**Collected material:**
>>>

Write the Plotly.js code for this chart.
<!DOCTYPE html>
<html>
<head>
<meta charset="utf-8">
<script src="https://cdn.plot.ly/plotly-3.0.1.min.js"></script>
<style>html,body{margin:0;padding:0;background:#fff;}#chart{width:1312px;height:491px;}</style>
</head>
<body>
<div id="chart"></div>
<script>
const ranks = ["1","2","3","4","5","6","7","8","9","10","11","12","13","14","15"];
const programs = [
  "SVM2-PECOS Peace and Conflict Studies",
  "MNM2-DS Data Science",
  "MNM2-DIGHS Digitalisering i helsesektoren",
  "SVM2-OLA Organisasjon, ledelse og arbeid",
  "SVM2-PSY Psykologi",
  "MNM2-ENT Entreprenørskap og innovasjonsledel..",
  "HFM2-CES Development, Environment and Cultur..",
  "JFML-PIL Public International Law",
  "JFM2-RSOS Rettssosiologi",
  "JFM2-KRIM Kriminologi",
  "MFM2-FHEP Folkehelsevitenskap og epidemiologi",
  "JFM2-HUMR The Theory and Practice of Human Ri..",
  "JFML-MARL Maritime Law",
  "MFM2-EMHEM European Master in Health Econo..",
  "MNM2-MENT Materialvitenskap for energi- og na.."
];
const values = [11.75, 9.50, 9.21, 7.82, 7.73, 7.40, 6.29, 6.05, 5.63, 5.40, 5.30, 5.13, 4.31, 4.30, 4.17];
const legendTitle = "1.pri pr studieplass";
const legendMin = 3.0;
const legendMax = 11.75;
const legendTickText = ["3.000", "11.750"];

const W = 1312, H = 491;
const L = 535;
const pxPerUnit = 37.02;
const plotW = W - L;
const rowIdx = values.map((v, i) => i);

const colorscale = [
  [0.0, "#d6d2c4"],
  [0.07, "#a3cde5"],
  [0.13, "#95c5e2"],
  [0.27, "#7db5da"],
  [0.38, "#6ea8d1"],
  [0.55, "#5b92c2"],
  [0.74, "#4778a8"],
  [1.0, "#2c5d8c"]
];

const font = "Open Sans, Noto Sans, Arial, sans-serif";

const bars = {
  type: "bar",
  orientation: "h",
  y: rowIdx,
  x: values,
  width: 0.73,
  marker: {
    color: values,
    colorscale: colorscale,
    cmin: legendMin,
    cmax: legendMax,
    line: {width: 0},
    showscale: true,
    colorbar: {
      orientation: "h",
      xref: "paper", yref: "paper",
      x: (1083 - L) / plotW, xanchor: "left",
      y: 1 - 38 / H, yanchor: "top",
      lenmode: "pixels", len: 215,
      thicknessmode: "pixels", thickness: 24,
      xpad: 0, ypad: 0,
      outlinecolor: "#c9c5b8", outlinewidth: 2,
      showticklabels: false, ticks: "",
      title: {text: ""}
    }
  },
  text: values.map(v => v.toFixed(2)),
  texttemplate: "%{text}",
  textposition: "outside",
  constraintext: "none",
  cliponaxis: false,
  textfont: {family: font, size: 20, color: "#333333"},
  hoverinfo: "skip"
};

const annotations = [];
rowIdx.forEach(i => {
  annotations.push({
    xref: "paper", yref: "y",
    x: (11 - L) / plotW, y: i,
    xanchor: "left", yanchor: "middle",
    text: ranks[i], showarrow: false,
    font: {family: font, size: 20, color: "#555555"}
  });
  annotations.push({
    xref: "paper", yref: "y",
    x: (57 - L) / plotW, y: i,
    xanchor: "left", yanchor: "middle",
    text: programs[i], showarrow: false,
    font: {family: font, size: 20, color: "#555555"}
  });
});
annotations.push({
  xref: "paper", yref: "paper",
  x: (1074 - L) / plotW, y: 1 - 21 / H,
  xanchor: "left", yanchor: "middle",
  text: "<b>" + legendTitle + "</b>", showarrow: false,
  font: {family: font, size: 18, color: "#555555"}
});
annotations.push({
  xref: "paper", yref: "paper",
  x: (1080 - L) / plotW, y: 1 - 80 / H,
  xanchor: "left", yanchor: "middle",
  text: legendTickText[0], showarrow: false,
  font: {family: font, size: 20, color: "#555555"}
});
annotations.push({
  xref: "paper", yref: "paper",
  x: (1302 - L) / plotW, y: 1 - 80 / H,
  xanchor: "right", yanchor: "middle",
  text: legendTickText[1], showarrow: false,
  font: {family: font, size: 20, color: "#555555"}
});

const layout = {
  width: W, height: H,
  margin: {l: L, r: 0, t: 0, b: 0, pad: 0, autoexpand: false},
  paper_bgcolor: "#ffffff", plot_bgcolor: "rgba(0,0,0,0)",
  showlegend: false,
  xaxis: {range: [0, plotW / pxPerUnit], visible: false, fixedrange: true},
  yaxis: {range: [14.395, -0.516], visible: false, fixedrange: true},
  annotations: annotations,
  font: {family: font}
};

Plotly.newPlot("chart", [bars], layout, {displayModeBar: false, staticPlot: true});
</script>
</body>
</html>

<<<

**Task to complete:** Please reproduce each line exactly as written.

**Response for this exercise:**
Write the Plotly.js code for this chart.
<!DOCTYPE html>
<html>
<head>
<meta charset="utf-8">
<script src="https://cdn.plot.ly/plotly-3.0.1.min.js"></script>
<style>html,body{margin:0;padding:0;background:#fff;}#chart{width:1312px;height:491px;}</style>
</head>
<body>
<div id="chart"></div>
<script>
const ranks = ["1","2","3","4","5","6","7","8","9","10","11","12","13","14","15"];
const programs = [
  "SVM2-PECOS Peace and Conflict Studies",
  "MNM2-DS Data Science",
  "MNM2-DIGHS Digitalisering i helsesektoren",
  "SVM2-OLA Organisasjon, ledelse og arbeid",
  "SVM2-PSY Psykologi",
  "MNM2-ENT Entreprenørskap og innovasjonsledel..",
  "HFM2-CES Development, Environment and Cultur..",
  "JFML-PIL Public International Law",
  "JFM2-RSOS Rettssosiologi",
  "JFM2-KRIM Kriminologi",
  "MFM2-FHEP Folkehelsevitenskap og epidemiologi",
  "JFM2-HUMR The Theory and Practice of Human Ri..",
  "JFML-MARL Maritime Law",
  "MFM2-EMHEM European Master in Health Econo..",
  "MNM2-MENT Materialvitenskap for energi- og na.."
];
const values = [11.75, 9.50, 9.21, 7.82, 7.73, 7.40, 6.29, 6.05, 5.63, 5.40, 5.30, 5.13, 4.31, 4.30, 4.17];
const legendTitle = "1.pri pr studieplass";
const legendMin = 3.0;
const legendMax = 11.75;
const legendTickText = ["3.000", "11.750"];

const W = 1312, H = 491;
const L = 535;
const pxPerUnit = 37.02;
const plotW = W - L;
const rowIdx = values.map((v, i) => i);

const colorscale = [
  [0.0, "#d6d2c4"],
  [0.07, "#a3cde5"],
  [0.13, "#95c5e2"],
  [0.27, "#7db5da"],
  [0.38, "#6ea8d1"],
  [0.55, "#5b92c2"],
  [0.74, "#4778a8"],
  [1.0, "#2c5d8c"]
];

const font = "Open Sans, Noto Sans, Arial, sans-serif";

const bars = {
  type: "bar",
  orientation: "h",
  y: rowIdx,
  x: values,
  width: 0.73,
  marker: {
    color: values,
    colorscale: colorscale,
    cmin: legendMin,
    cmax: legendMax,
    line: {width: 0},
    showscale: true,
    colorbar: {
      orientation: "h",
      xref: "paper", yref: "paper",
      x: (1083 - L) / plotW, xanchor: "left",
      y: 1 - 38 / H, yanchor: "top",
      lenmode: "pixels", len: 215,
      thicknessmode: "pixels", thickness: 24,
      xpad: 0, ypad: 0,
      outlinecolor: "#c9c5b8", outlinewidth: 2,
      showticklabels: false, ticks: "",
      title: {text: ""}
    }
  },
  text: values.map(v => v.toFixed(2)),
  texttemplate: "%{text}",
  textposition: "outside",
  constraintext: "none",
  cliponaxis: false,
  textfont: {family: font, size: 20, color: "#333333"},
  hoverinfo: "skip"
};

const annotations = [];
rowIdx.forEach(i => {
  annotations.push({
    xref: "paper", yref: "y",
    x: (11 - L) / plotW, y: i,
    xanchor: "left", yanchor: "middle",
    text: ranks[i], showarrow: false,
    font: {family: font, size: 20, color: "#555555"}
  });
  annotations.push({
    xref: "paper", yref: "y",
    x: (57 - L) / plotW, y: i,
    xanchor: "left", yanchor: "middle",
    text: programs[i], showarrow: false,
    font: {family: font, size: 20, color: "#555555"}
  });
});
annotations.push({
  xref: "paper", yref: "paper",
  x: (1074 - L) / plotW, y: 1 - 21 / H,
  xanchor: "left", yanchor: "middle",
  text: "<b>" + legendTitle + "</b>", showarrow: false,
  font: {family: font, size: 18, color: "#555555"}
});
annotations.push({
  xref: "paper", yref: "paper",
  x: (1080 - L) / plotW, y: 1 - 80 / H,
  xanchor: "left", yanchor: "middle",
  text: legendTickText[0], showarrow: false,
  font: {family: font, size: 20, color: "#555555"}
});
annotations.push({
  xref: "paper", yref: "paper",
  x: (1302 - L) / plotW, y: 1 - 80 / H,
  xanchor: "right", yanchor: "middle",
  text: legendTickText[1], showarrow: false,
  font: {family: font, size: 20, color: "#555555"}
});

const layout = {
  width: W, height: H,
  margin: {l: L, r: 0, t: 0, b: 0, pad: 0, autoexpand: false},
  paper_bgcolor: "#ffffff", plot_bgcolor: "rgba(0,0,0,0)",
  showlegend: false,
  xaxis: {range: [0, plotW / pxPerUnit], visible: false, fixedrange: true},
  yaxis: {range: [14.395, -0.516], visible: false, fixedrange: true},
  annotations: annotations,
  font: {family: font}
};

Plotly.newPlot("chart", [bars], layout, {displayModeBar: false, staticPlot: true});
</script>
</body>
</html>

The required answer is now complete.